Copy each line in the data that includes the word "with".

+++

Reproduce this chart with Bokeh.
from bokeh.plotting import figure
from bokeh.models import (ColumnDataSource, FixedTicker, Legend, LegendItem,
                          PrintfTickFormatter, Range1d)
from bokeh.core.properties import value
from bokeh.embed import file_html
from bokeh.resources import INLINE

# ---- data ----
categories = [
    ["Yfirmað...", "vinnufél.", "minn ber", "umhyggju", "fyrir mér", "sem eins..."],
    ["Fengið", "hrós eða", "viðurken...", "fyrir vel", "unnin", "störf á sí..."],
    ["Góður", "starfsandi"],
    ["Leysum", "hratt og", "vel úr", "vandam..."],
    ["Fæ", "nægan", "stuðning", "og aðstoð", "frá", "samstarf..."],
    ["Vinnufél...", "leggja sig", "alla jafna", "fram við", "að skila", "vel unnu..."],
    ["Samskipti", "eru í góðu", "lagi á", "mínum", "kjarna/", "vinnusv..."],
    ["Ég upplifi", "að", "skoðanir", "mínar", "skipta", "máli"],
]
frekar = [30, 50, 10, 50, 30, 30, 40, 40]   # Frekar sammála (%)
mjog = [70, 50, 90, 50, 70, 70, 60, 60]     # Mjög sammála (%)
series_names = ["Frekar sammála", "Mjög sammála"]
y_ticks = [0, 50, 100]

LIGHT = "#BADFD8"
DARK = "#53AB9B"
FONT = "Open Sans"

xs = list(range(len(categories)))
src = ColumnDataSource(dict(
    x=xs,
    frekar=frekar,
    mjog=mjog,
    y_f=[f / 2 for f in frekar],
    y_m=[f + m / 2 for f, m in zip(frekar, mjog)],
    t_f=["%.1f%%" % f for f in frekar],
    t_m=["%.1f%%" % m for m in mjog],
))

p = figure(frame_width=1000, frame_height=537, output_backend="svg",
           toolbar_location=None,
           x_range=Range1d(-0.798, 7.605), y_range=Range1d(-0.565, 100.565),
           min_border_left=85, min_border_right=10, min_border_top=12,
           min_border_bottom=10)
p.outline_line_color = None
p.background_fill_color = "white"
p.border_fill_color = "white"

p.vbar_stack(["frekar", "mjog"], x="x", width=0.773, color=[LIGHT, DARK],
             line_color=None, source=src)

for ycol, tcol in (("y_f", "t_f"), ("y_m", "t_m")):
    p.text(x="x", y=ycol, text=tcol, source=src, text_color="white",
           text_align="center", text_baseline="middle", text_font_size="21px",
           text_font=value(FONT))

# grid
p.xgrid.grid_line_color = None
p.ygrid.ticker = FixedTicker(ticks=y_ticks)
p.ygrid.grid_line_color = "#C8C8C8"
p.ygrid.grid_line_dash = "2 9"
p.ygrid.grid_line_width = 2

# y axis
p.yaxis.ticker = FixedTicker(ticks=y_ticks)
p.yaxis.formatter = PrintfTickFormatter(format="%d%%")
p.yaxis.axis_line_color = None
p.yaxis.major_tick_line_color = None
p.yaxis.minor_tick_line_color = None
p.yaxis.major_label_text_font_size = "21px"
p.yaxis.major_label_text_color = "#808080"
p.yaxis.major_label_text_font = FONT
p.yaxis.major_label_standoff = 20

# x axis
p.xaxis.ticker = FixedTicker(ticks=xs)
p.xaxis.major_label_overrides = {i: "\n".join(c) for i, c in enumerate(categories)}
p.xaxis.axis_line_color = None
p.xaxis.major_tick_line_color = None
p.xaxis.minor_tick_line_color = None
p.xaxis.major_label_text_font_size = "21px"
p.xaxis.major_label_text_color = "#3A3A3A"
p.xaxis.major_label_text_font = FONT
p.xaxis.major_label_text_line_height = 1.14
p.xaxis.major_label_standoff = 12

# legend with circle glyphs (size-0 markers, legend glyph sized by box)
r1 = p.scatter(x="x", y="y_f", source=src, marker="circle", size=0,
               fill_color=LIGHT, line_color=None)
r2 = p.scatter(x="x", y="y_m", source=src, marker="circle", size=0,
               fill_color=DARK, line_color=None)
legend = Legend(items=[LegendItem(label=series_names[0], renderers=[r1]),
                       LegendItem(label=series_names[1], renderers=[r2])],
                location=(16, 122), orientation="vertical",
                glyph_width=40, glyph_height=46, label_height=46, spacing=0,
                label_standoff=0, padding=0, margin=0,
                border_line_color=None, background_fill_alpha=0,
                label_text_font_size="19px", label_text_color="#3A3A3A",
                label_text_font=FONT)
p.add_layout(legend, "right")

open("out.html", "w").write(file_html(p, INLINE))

+++

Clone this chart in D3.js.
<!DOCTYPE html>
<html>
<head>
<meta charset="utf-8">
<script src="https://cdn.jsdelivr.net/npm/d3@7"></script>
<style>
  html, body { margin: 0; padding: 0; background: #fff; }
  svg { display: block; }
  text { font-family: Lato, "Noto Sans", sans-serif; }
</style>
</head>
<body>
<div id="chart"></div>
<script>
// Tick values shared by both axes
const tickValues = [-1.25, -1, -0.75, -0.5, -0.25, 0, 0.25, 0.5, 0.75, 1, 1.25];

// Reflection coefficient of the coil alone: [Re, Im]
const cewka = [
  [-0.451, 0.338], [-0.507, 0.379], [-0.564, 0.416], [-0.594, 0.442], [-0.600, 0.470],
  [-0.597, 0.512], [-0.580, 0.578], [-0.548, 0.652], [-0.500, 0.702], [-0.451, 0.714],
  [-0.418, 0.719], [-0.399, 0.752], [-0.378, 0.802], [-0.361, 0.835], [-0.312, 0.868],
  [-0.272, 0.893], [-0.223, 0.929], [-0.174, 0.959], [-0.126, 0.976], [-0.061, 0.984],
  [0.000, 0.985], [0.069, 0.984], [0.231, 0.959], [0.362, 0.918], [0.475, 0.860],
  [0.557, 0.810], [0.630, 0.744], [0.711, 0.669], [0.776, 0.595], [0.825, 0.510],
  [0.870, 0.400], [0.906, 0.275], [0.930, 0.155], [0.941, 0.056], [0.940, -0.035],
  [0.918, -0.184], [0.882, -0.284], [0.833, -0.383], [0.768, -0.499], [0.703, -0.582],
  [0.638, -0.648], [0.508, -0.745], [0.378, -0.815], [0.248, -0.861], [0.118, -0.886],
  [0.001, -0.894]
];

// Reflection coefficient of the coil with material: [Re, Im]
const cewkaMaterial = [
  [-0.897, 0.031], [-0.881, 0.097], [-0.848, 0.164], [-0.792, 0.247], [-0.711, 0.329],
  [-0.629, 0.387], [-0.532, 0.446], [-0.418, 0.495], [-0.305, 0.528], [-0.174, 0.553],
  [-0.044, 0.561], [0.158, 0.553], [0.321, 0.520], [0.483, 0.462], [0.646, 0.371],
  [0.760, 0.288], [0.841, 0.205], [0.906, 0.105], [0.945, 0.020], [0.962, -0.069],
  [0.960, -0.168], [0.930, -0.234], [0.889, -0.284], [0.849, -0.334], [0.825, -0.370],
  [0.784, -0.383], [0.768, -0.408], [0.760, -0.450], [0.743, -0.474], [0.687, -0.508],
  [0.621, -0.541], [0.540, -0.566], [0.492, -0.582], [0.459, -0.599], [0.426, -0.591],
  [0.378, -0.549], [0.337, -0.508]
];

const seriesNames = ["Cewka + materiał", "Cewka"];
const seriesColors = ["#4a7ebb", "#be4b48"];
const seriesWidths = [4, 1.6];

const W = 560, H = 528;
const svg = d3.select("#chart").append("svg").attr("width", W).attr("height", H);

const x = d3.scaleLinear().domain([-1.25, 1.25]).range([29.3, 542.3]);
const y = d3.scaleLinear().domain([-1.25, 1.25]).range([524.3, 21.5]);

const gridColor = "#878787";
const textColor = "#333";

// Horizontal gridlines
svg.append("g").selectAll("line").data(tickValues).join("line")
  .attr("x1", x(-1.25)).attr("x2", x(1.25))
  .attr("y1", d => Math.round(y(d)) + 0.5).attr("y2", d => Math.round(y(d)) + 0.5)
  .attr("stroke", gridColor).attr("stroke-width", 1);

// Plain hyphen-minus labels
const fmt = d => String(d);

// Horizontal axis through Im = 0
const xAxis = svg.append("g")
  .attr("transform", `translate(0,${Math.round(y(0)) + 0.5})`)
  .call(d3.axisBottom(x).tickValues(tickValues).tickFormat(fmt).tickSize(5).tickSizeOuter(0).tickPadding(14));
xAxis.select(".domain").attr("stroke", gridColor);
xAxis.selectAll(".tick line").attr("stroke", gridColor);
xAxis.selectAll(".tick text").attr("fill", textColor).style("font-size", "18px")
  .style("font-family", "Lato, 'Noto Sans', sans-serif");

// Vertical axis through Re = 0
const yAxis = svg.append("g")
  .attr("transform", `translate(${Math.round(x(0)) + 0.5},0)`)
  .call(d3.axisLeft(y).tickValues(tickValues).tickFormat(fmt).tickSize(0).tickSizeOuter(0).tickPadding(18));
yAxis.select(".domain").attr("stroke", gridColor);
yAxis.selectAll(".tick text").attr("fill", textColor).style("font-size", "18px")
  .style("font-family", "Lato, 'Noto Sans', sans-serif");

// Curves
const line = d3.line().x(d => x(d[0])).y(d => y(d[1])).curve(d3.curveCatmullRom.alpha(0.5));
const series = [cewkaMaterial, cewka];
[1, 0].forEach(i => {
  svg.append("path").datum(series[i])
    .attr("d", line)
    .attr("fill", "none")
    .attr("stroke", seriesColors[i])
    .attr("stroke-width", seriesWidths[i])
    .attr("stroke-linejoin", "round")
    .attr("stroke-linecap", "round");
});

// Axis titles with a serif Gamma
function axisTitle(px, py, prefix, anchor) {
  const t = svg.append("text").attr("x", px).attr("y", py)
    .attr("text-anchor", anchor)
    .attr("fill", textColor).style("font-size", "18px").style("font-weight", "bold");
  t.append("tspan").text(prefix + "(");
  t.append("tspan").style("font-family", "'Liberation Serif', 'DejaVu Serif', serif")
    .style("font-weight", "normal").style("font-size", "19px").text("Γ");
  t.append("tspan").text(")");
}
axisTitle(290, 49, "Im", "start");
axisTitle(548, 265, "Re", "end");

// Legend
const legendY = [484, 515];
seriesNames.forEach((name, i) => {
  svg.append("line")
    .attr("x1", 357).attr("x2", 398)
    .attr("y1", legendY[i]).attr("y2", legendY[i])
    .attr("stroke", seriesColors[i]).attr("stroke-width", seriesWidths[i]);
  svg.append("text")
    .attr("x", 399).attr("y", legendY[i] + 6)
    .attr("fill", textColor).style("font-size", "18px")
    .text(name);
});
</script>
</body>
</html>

+++

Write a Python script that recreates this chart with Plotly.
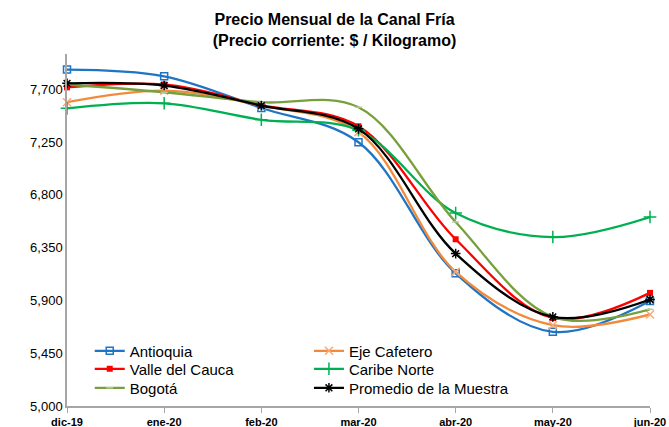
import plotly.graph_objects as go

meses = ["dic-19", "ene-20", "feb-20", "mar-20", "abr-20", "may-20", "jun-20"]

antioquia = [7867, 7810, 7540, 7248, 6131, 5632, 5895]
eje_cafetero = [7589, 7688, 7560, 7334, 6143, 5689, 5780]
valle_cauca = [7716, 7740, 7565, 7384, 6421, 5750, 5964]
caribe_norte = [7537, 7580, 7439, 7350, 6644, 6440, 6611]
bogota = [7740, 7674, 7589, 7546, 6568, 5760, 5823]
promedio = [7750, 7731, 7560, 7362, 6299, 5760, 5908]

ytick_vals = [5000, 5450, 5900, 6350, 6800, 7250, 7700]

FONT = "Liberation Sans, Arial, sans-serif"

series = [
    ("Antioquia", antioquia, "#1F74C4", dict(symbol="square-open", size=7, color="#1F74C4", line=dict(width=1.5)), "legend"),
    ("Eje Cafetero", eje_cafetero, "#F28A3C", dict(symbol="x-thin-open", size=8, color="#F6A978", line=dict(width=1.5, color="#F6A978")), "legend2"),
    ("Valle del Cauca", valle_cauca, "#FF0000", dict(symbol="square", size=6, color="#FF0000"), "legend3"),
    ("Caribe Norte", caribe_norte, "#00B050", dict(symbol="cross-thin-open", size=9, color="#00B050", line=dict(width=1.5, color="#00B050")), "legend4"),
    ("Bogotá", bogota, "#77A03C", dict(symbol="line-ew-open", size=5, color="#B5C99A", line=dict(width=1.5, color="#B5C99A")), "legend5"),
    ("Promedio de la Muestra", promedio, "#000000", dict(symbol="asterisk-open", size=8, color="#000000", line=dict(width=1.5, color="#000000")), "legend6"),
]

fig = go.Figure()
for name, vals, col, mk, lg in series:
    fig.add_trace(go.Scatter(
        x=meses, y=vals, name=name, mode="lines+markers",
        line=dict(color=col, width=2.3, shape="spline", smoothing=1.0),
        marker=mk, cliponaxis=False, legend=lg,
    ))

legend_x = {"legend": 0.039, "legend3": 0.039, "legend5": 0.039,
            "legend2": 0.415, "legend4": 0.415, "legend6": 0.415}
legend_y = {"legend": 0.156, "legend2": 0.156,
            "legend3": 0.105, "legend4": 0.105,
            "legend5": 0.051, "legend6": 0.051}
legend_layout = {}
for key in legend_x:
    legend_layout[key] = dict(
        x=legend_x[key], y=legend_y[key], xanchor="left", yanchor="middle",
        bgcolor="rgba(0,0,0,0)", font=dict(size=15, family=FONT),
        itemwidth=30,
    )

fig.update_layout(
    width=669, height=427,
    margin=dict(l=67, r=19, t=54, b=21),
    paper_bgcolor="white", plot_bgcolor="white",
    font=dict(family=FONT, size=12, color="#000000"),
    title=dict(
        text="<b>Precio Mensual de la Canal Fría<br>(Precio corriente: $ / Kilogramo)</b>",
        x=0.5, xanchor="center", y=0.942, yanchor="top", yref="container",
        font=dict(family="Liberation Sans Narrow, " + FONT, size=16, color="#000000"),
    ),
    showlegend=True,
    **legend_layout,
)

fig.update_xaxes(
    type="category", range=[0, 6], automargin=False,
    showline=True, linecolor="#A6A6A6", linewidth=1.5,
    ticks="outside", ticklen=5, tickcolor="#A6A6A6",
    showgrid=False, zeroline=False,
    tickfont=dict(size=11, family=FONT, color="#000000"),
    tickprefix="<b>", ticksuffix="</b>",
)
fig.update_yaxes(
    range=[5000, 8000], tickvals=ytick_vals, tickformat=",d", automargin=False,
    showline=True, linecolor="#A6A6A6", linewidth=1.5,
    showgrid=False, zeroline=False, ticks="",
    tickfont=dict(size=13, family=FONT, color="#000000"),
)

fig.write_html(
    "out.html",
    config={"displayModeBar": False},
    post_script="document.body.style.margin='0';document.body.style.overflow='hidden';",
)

+++

### COMPLETE ANSWER:
Reproduce this chart with Bokeh.
# legend with circle glyphs (size-0 markers, legend glyph sized by box)
// Reflection coefficient of the coil with material: [Re, Im]
// Axis titles with a serif Gamma
Write a Python script that recreates this chart with Plotly.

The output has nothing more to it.